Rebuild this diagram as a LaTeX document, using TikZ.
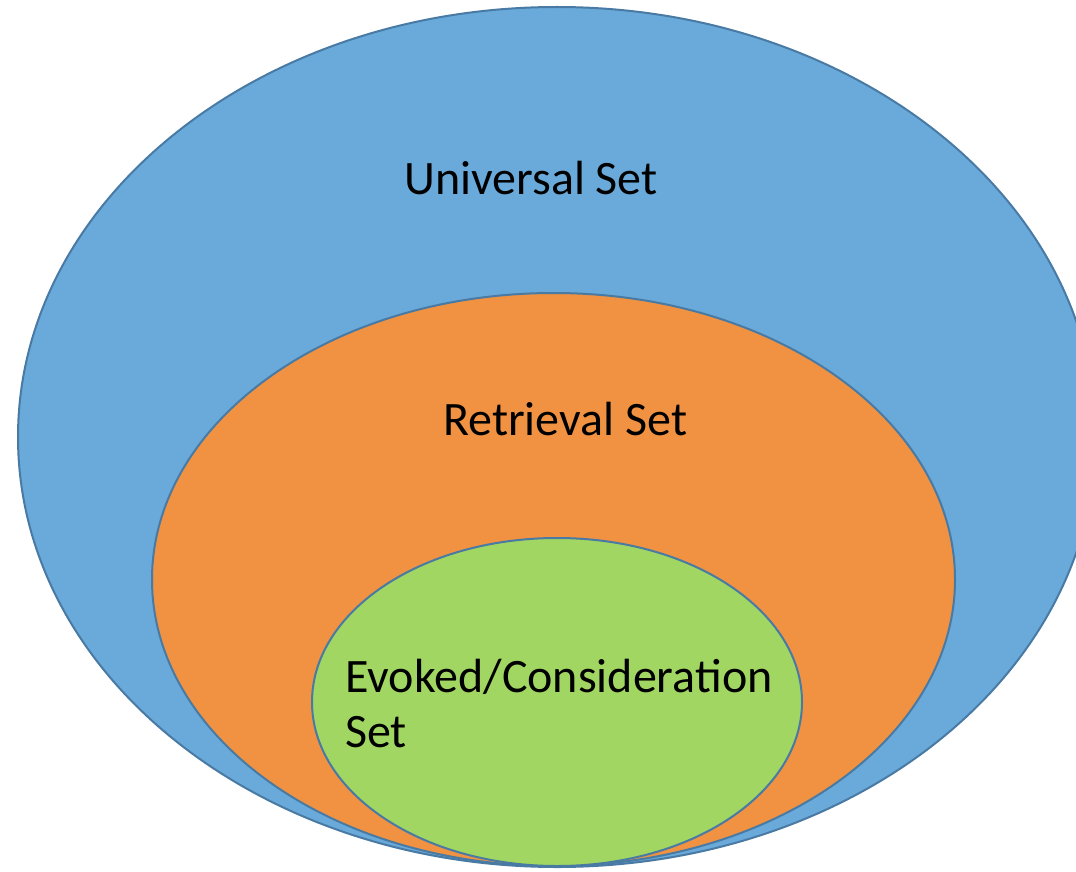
\documentclass[tikz,border=0pt]{standalone}
\usepackage{fontspec}
\setmainfont{Carlito}
\usetikzlibrary{shapes.geometric}
\definecolor{setblue}{RGB}{106,170,218}
\definecolor{setorange}{RGB}{240,146,65}
\definecolor{setgreen}{RGB}{161,214,98}
\definecolor{setline}{RGB}{72,122,164}
\tikzset{
  setshape/.style={ellipse, draw=setline, line width=2pt, inner sep=0pt},
  setlabel/.style={anchor=base west, inner sep=0pt, font=\fontsize{48}{55}\selectfont, align=left}
}
\begin{document}
\begin{tikzpicture}[x=1pt,y=-1pt]
\useasboundingbox (0,0) rectangle (1076,872);
\clip (0,0) rectangle (1076,872);
\node[setshape, fill=setblue, minimum width=1078pt, minimum height=860pt] (universal) at (557,437) {};
\node[setshape, fill=setorange, minimum width=803pt, minimum height=573pt] (retrieval) at (553.5,579.5) {};
\node[setshape, fill=setgreen, minimum width=490pt, minimum height=328pt] (evoked) at (557,702) {};
\node[setlabel] (ulabel) at (404,194) {Universal Set};
\node[setlabel] (rlabel) at (443,435) {Retrieval Set};
\node[setlabel] (elabel) at (345,747) {Evoked/Consideration\\Set};
\end{tikzpicture}
\end{document}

————

§ The request:
Repeat the material above in full and exactly, apart from the pictures.

§ Written solution:
Rebuild this diagram as a LaTeX document, using TikZ.
\documentclass[tikz,border=0pt]{standalone}
\usepackage{fontspec}
\setmainfont{Carlito}
\usetikzlibrary{shapes.geometric}
\definecolor{setblue}{RGB}{106,170,218}
\definecolor{setorange}{RGB}{240,146,65}
\definecolor{setgreen}{RGB}{161,214,98}
\definecolor{setline}{RGB}{72,122,164}
\tikzset{
  setshape/.style={ellipse, draw=setline, line width=2pt, inner sep=0pt},
  setlabel/.style={anchor=base west, inner sep=0pt, font=\fontsize{48}{55}\selectfont, align=left}
}
\begin{document}
\begin{tikzpicture}[x=1pt,y=-1pt]
\useasboundingbox (0,0) rectangle (1076,872);
\clip (0,0) rectangle (1076,872);
\node[setshape, fill=setblue, minimum width=1078pt, minimum height=860pt] (universal) at (557,437) {};
\node[setshape, fill=setorange, minimum width=803pt, minimum height=573pt] (retrieval) at (553.5,579.5) {};
\node[setshape, fill=setgreen, minimum width=490pt, minimum height=328pt] (evoked) at (557,702) {};
\node[setlabel] (ulabel) at (404,194) {Universal Set};
\node[setlabel] (rlabel) at (443,435) {Retrieval Set};
\node[setlabel] (elabel) at (345,747) {Evoked/Consideration\\Set};
\end{tikzpicture}
\end{document}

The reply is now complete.